### TASK DIRECTIONS
Type out the complete listing below word for word, without its pictures.

### GIVEN DATA
★ ★ ★ ★

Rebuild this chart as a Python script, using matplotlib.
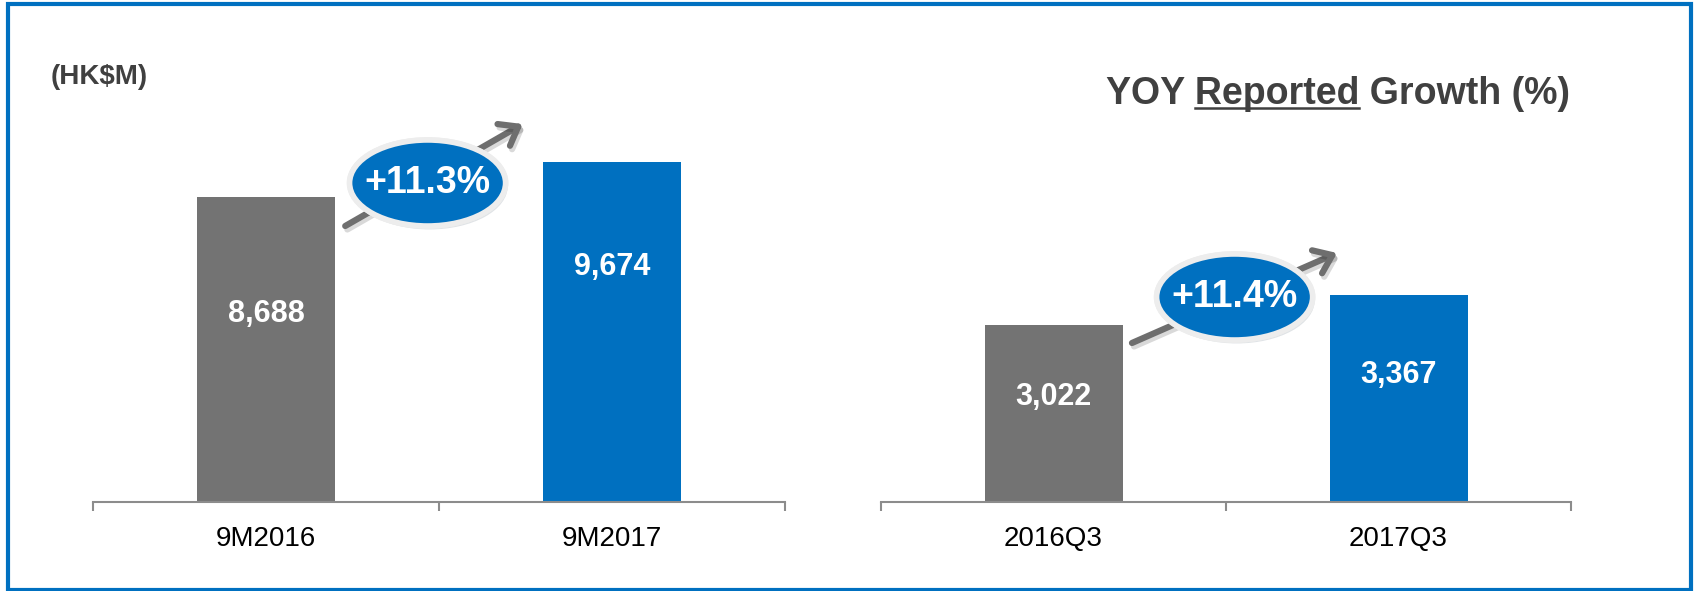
import numpy as np
import matplotlib.pyplot as plt
import matplotlib.patheffects as pe
from matplotlib.patches import Ellipse, Rectangle
from matplotlib.lines import Line2D
from matplotlib.transforms import ScaledTranslation

# Revenue (HK$M)
cats_9m = ['9M2016', '9M2017']
vals_9m = [8688, 9674]
cats_q3 = ['2016Q3', '2017Q3']
vals_q3 = [3022, 3367]

GREY = '#737373'
BLUE = '#0070C0'
DARK = '#404040'
AXIS = '#8C8C8C'

plt.rcParams['font.family'] = ['Liberation Sans', 'DejaVu Sans']

W, H = 1694, 591
fig = plt.figure(figsize=(W / 100, H / 100), dpi=100)


def px(x, y):
    # pixel position (from top-left) -> figure fraction
    return x / W, 1 - y / H


def draw_panel(rect, cats, vals, ylim, label_frac, bubble_xy, arrow_from, arrow_to):
    ax = fig.add_axes(rect)
    x = np.arange(len(cats))
    ax.bar(x, vals, width=0.4, color=[GREY, BLUE], zorder=2)
    ax.set_xlim(-0.5, len(cats) - 0.5)
    ax.set_ylim(*ylim)
    for s in ['left', 'right', 'top']:
        ax.spines[s].set_visible(False)
    ax.spines['bottom'].set_color(AXIS)
    ax.spines['bottom'].set_linewidth(1.5)
    ax.spines['bottom'].set_zorder(3)
    ax.set_yticks([])
    ax.set_xticks(x)
    ax.set_xticklabels(cats)
    ax.set_xticks(np.arange(len(cats) + 1) - 0.5, minor=True)
    ax.tick_params(axis='x', which='major', length=0, pad=17, labelsize=20, labelcolor='black')
    ax.tick_params(axis='x', which='minor', length=6.5, width=1.5, color=AXIS, direction='out')
    for i, v in enumerate(vals):
        ax.text(i, v * label_frac[i], f'{v:,}', ha='center', va='center',
                color='white', fontsize=22, fontweight='bold', zorder=4)

    # growth arrow + bubble
    ann = ax.annotate('', xy=arrow_to, xytext=arrow_from,
                      arrowprops=dict(arrowstyle='->,head_length=0.6,head_width=0.45',
                                      lw=4.5, color='#6E6E6E', shrinkA=0, shrinkB=0,
                                      mutation_scale=20),
                      annotation_clip=False, zorder=5)
    ann.arrow_patch.set_path_effects([pe.SimpleLineShadow(offset=(1.5, -2.5), alpha=0.15),
                                      pe.Normal()])
    growth = (vals[1] / vals[0] - 1) * 100
    tr = fig.dpi_scale_trans + ScaledTranslation(bubble_xy[0], bubble_xy[1], ax.transData)
    ell = Ellipse((0, 0), 1.56, 0.86, transform=tr, facecolor=BLUE, edgecolor='#EDEDED',
                  lw=4, zorder=6, clip_on=False)
    ell.set_path_effects([pe.withSimplePatchShadow(offset=(1.5, -2.5), alpha=0.12), pe.Normal()])
    ax.add_patch(ell)
    ax.text(bubble_xy[0], bubble_xy[1], f'+{growth:.1f}%', ha='center', va='center',
            color='white', fontsize=27, fontweight='bold', zorder=7)
    return ax


l, b = px(93, 502)
draw_panel([l, b, 692 / W, 462 / H], cats_9m, vals_9m, (0, 13160), [0.616, 0.691],
           (0.467, 9087), (0.229, 7862), (0.742, 10767))
l, b = px(881, 502)
draw_panel([l, b, 690 / W, 462 / H], cats_q3, vals_q3, (986, 6300), [0.725, 0.727],
           (0.525, 3344), (0.2275, 2815), (0.822, 3850))

fig.text(*px(51, 77), '(HK$M)', ha='left', va='center', fontsize=20,
         fontweight='bold', color=DARK)

# title with "Reported" underlined
title_kw = dict(fontsize=27, fontweight='bold', color=DARK, va='baseline', ha='left')
renderer = fig.canvas.get_renderer()


def text_w(s):
    t = fig.text(0, 0, s, **title_kw)
    w = t.get_window_extent(renderer).width
    t.remove()
    return w


full = 'YOY Reported Growth (%)'
w_full = text_w(full)
start = 1338 - w_full / 2
u0 = start + text_w('YOY R') - text_w('R')
u1 = u0 + text_w('Reported')
fig.text(*px(start, 104), full, **title_kw)
fig.lines.append(Line2D([u0 / W, u1 / W], [1 - 108 / H] * 2, transform=fig.transFigure,
                        color=DARK, lw=1.8))

# blue frame
x0, y0 = px(8, 589.5)
x1, y1 = px(1691, 4)
fig.patches.append(Rectangle((x0, y0), x1 - x0, y1 - y0, transform=fig.transFigure,
                             fill=False, edgecolor=BLUE, lw=3, zorder=10))

fig.savefig('out.png', dpi=100)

★ ★ ★ ★

### EXERCISE OUTPUT
Rebuild this chart as a Python script, using matplotlib.
import numpy as np
import matplotlib.pyplot as plt
import matplotlib.patheffects as pe
from matplotlib.patches import Ellipse, Rectangle
from matplotlib.lines import Line2D
from matplotlib.transforms import ScaledTranslation

# Revenue (HK$M)
cats_9m = ['9M2016', '9M2017']
vals_9m = [8688, 9674]
cats_q3 = ['2016Q3', '2017Q3']
vals_q3 = [3022, 3367]

GREY = '#737373'
BLUE = '#0070C0'
DARK = '#404040'
AXIS = '#8C8C8C'

plt.rcParams['font.family'] = ['Liberation Sans', 'DejaVu Sans']

W, H = 1694, 591
fig = plt.figure(figsize=(W / 100, H / 100), dpi=100)


def px(x, y):
    # pixel position (from top-left) -> figure fraction
    return x / W, 1 - y / H


def draw_panel(rect, cats, vals, ylim, label_frac, bubble_xy, arrow_from, arrow_to):
    ax = fig.add_axes(rect)
    x = np.arange(len(cats))
    ax.bar(x, vals, width=0.4, color=[GREY, BLUE], zorder=2)
    ax.set_xlim(-0.5, len(cats) - 0.5)
    ax.set_ylim(*ylim)
    for s in ['left', 'right', 'top']:
        ax.spines[s].set_visible(False)
    ax.spines['bottom'].set_color(AXIS)
    ax.spines['bottom'].set_linewidth(1.5)
    ax.spines['bottom'].set_zorder(3)
    ax.set_yticks([])
    ax.set_xticks(x)
    ax.set_xticklabels(cats)
    ax.set_xticks(np.arange(len(cats) + 1) - 0.5, minor=True)
    ax.tick_params(axis='x', which='major', length=0, pad=17, labelsize=20, labelcolor='black')
    ax.tick_params(axis='x', which='minor', length=6.5, width=1.5, color=AXIS, direction='out')
    for i, v in enumerate(vals):
        ax.text(i, v * label_frac[i], f'{v:,}', ha='center', va='center',
                color='white', fontsize=22, fontweight='bold', zorder=4)

    # growth arrow + bubble
    ann = ax.annotate('', xy=arrow_to, xytext=arrow_from,
                      arrowprops=dict(arrowstyle='->,head_length=0.6,head_width=0.45',
                                      lw=4.5, color='#6E6E6E', shrinkA=0, shrinkB=0,
                                      mutation_scale=20),
                      annotation_clip=False, zorder=5)
    ann.arrow_patch.set_path_effects([pe.SimpleLineShadow(offset=(1.5, -2.5), alpha=0.15),
                                      pe.Normal()])
    growth = (vals[1] / vals[0] - 1) * 100
    tr = fig.dpi_scale_trans + ScaledTranslation(bubble_xy[0], bubble_xy[1], ax.transData)
    ell = Ellipse((0, 0), 1.56, 0.86, transform=tr, facecolor=BLUE, edgecolor='#EDEDED',
                  lw=4, zorder=6, clip_on=False)
    ell.set_path_effects([pe.withSimplePatchShadow(offset=(1.5, -2.5), alpha=0.12), pe.Normal()])
    ax.add_patch(ell)
    ax.text(bubble_xy[0], bubble_xy[1], f'+{growth:.1f}%', ha='center', va='center',
            color='white', fontsize=27, fontweight='bold', zorder=7)
    return ax


l, b = px(93, 502)
draw_panel([l, b, 692 / W, 462 / H], cats_9m, vals_9m, (0, 13160), [0.616, 0.691],
           (0.467, 9087), (0.229, 7862), (0.742, 10767))
l, b = px(881, 502)
draw_panel([l, b, 690 / W, 462 / H], cats_q3, vals_q3, (986, 6300), [0.725, 0.727],
           (0.525, 3344), (0.2275, 2815), (0.822, 3850))

fig.text(*px(51, 77), '(HK$M)', ha='left', va='center', fontsize=20,
         fontweight='bold', color=DARK)

# title with "Reported" underlined
title_kw = dict(fontsize=27, fontweight='bold', color=DARK, va='baseline', ha='left')
renderer = fig.canvas.get_renderer()


def text_w(s):
    t = fig.text(0, 0, s, **title_kw)
    w = t.get_window_extent(renderer).width
    t.remove()
    return w


full = 'YOY Reported Growth (%)'
w_full = text_w(full)
start = 1338 - w_full / 2
u0 = start + text_w('YOY R') - text_w('R')
u1 = u0 + text_w('Reported')
fig.text(*px(start, 104), full, **title_kw)
fig.lines.append(Line2D([u0 / W, u1 / W], [1 - 108 / H] * 2, transform=fig.transFigure,
                        color=DARK, lw=1.8))

# blue frame
x0, y0 = px(8, 589.5)
x1, y1 = px(1691, 4)
fig.patches.append(Rectangle((x0, y0), x1 - x0, y1 - y0, transform=fig.transFigure,
                             fill=False, edgecolor=BLUE, lw=3, zorder=10))

fig.savefig('out.png', dpi=100)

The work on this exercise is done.